**Source data**
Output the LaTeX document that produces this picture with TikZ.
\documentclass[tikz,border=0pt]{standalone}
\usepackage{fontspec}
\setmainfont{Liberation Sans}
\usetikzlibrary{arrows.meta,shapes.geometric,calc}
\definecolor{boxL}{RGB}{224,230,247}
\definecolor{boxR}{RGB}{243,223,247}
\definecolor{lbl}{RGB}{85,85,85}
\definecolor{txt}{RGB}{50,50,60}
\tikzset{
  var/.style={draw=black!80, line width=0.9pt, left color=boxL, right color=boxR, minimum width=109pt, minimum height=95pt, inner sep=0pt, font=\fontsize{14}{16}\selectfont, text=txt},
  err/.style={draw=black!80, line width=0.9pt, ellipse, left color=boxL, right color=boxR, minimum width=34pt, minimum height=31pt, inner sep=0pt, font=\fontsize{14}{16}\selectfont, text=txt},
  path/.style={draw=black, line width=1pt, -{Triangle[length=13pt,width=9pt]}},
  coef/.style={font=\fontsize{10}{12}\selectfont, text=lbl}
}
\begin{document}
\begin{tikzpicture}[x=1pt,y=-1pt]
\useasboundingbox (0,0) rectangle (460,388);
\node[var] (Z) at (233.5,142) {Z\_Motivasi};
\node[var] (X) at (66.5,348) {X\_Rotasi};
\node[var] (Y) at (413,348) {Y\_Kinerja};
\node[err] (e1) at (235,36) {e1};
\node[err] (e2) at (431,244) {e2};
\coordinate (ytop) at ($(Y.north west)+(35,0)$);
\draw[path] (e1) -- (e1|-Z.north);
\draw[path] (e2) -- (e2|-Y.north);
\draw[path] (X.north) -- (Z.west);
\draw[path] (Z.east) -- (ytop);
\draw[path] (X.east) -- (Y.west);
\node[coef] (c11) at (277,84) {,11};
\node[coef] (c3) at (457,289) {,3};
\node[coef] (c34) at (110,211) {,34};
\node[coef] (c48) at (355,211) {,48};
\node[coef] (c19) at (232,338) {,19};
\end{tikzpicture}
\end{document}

**Given request**
Print the listing above in its entirety, with every line exact.

**Correct response**
Output the LaTeX document that produces this picture with TikZ.
\documentclass[tikz,border=0pt]{standalone}
\usepackage{fontspec}
\setmainfont{Liberation Sans}
\usetikzlibrary{arrows.meta,shapes.geometric,calc}
\definecolor{boxL}{RGB}{224,230,247}
\definecolor{boxR}{RGB}{243,223,247}
\definecolor{lbl}{RGB}{85,85,85}
\definecolor{txt}{RGB}{50,50,60}
\tikzset{
  var/.style={draw=black!80, line width=0.9pt, left color=boxL, right color=boxR, minimum width=109pt, minimum height=95pt, inner sep=0pt, font=\fontsize{14}{16}\selectfont, text=txt},
  err/.style={draw=black!80, line width=0.9pt, ellipse, left color=boxL, right color=boxR, minimum width=34pt, minimum height=31pt, inner sep=0pt, font=\fontsize{14}{16}\selectfont, text=txt},
  path/.style={draw=black, line width=1pt, -{Triangle[length=13pt,width=9pt]}},
  coef/.style={font=\fontsize{10}{12}\selectfont, text=lbl}
}
\begin{document}
\begin{tikzpicture}[x=1pt,y=-1pt]
\useasboundingbox (0,0) rectangle (460,388);
\node[var] (Z) at (233.5,142) {Z\_Motivasi};
\node[var] (X) at (66.5,348) {X\_Rotasi};
\node[var] (Y) at (413,348) {Y\_Kinerja};
\node[err] (e1) at (235,36) {e1};
\node[err] (e2) at (431,244) {e2};
\coordinate (ytop) at ($(Y.north west)+(35,0)$);
\draw[path] (e1) -- (e1|-Z.north);
\draw[path] (e2) -- (e2|-Y.north);
\draw[path] (X.north) -- (Z.west);
\draw[path] (Z.east) -- (ytop);
\draw[path] (X.east) -- (Y.west);
\node[coef] (c11) at (277,84) {,11};
\node[coef] (c3) at (457,289) {,3};
\node[coef] (c34) at (110,211) {,34};
\node[coef] (c48) at (355,211) {,48};
\node[coef] (c19) at (232,338) {,19};
\end{tikzpicture}
\end{document}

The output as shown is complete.